Manual de política estéril
Junts y ERC han decidido que lo mejor para su futuro es petrificar unos liderazgos indefectiblemente ligados a un pasado de épica frustración
El mundo de hoy suena como el arranque de la banda sonora de Twin Peaks, y aquí escribiendo la enésima columna sobre Carles Puigdemont antes de volver a ver Mulholland Drive. Mientras el neofranquista Abascal se reunía con ideólogos de la nueva Administración de Trump cuyo programa es la desestabilización nacionalista del orden democrático, yo me obligaba a visionar por segunda vez otra intervención del líder de Junts advirtiendo de que viene el lobo, que viene el lobo, para llamar la atención que necesita porque no puede perder más electorado en Cataluña. La rueda de prensa de Bruselas sigue en la parte alta de la portada de los periódicos obsesionados por el sanchismo, porque el que pueda hacer que haga, mientras que en los medios no militantes de Barcelona desciende posiciones aceleradamente porque el personaje ya no logra las audiencias de antes, y la información relevante está muy lejos en el tiempo y en el espacio de la acción política de un partido que es noticia solo porque usa sus siete diputados claves como estrategia de tensionamiento de la legislatura española. Él tal vez no, pero los otros estamos perdiendo otra vez el tiempo. Mando mensajes a los colegas y todos comparten la misma sensación de fatiga. Más de lo mismo.
Esta sensación de déjà vu, de seguir atrapados en una fantasía inquietante como en una película de David Lynch, tuvo su versión paródica este jueves en la Casa de la República de Waterloo. Allí se celebró una reunión entre las cúpulas dirigentes de Junts y Esquerra Republicana. Son las que han sido elegidas en los últimos congresos.

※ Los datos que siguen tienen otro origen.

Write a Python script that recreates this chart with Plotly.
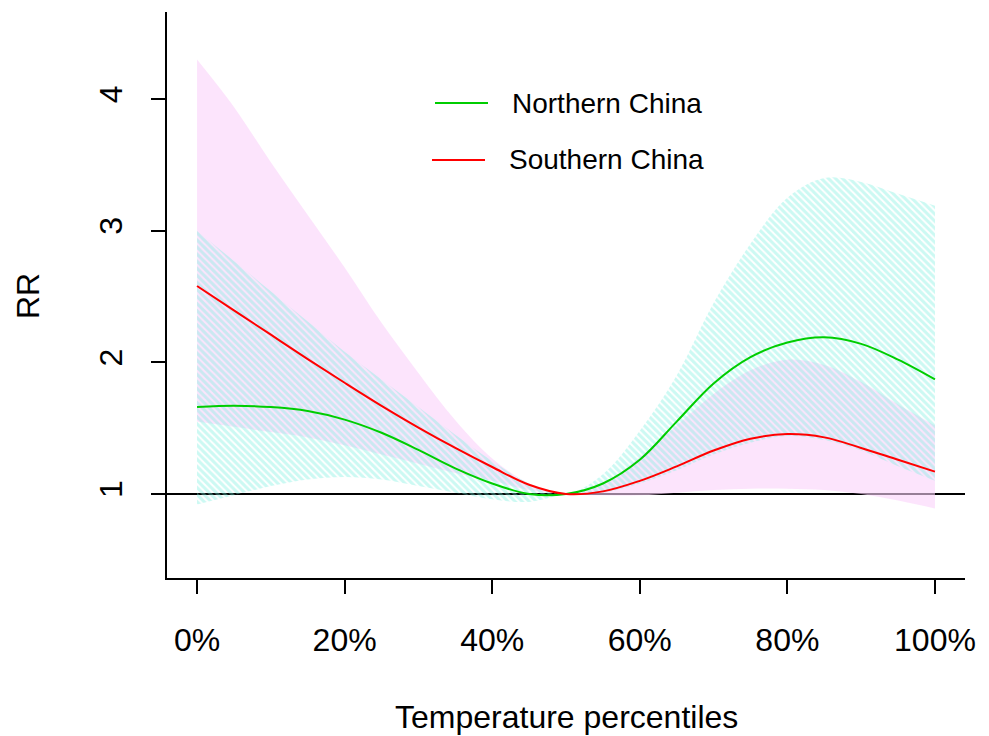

A pesar de la pérdida de la mayoría nacionalista en el Parlament, son los mismos líderes que en octubre de 2017. Hace años, un encuentro como este habría generado gran expectativa, pero esta vez los primeros tuits apenas fueron rebotados por militantes del partido y los fieles de siempre. Hubo foto en la puerta y otra en un salón que da al jardín. Tras la conversación frente a una mesa repleta de libros, Puigdemont y Junqueras debieron bajar una escalera interior para acceder al garaje. Subieron a un Renault para ir a comer. La corresponsal Marta Vidal grabó la escena y la colgó a las 13.14. Es un mediodía frío y neblinoso en un barrio residencial. El coche avanza y en el segundo cinco puede leerse la matrícula belga: 1-0-2017.
Los militantes y las estructuras de sus organizaciones han decidido que lo mejor para el futuro de sus respectivos partidos es petrificar unos liderazgos indefectiblemente ligados a ese pasado de épica frustración que simboliza la matrícula de ese coche gris. En función de lo ocurrido desde entonces, ya sabemos lo que podemos esperar. “El país había sufrido otra inútil prueba de estrés”, escribe Antoni Puigverd en su dietario leopardiano Ocell de bosc a propósito del regreso exprés del pasado verano de Puigdemont. La táctica es que la política, sometida a esas pruebas de estrés encadenadas, no logre hacer apenas nada, y tensar para jugar a desestabilizar, como pretende el asunto de la moción de confianza que Pedro Sánchez debería convocar para histerizar todavía más el debate. El precio que estamos pagando ya por esa emocionalidad de la actividad parlamentaria es una interesada esterilización que paraliza la legislatura y, por tanto, perjudica a la ciudadanía. No será únicamente la hipotética discusión sobre una nueva ley de Presupuestos. Lo más revelador se producirá cuando haya un acuerdo en el Parlament y entre gobiernos para reformar el modelo de financiación autonómica. Habrá estrés, y Junts, cuyo principal rival es Salvador Illa, dirá no en Madrid. Más de lo mismo.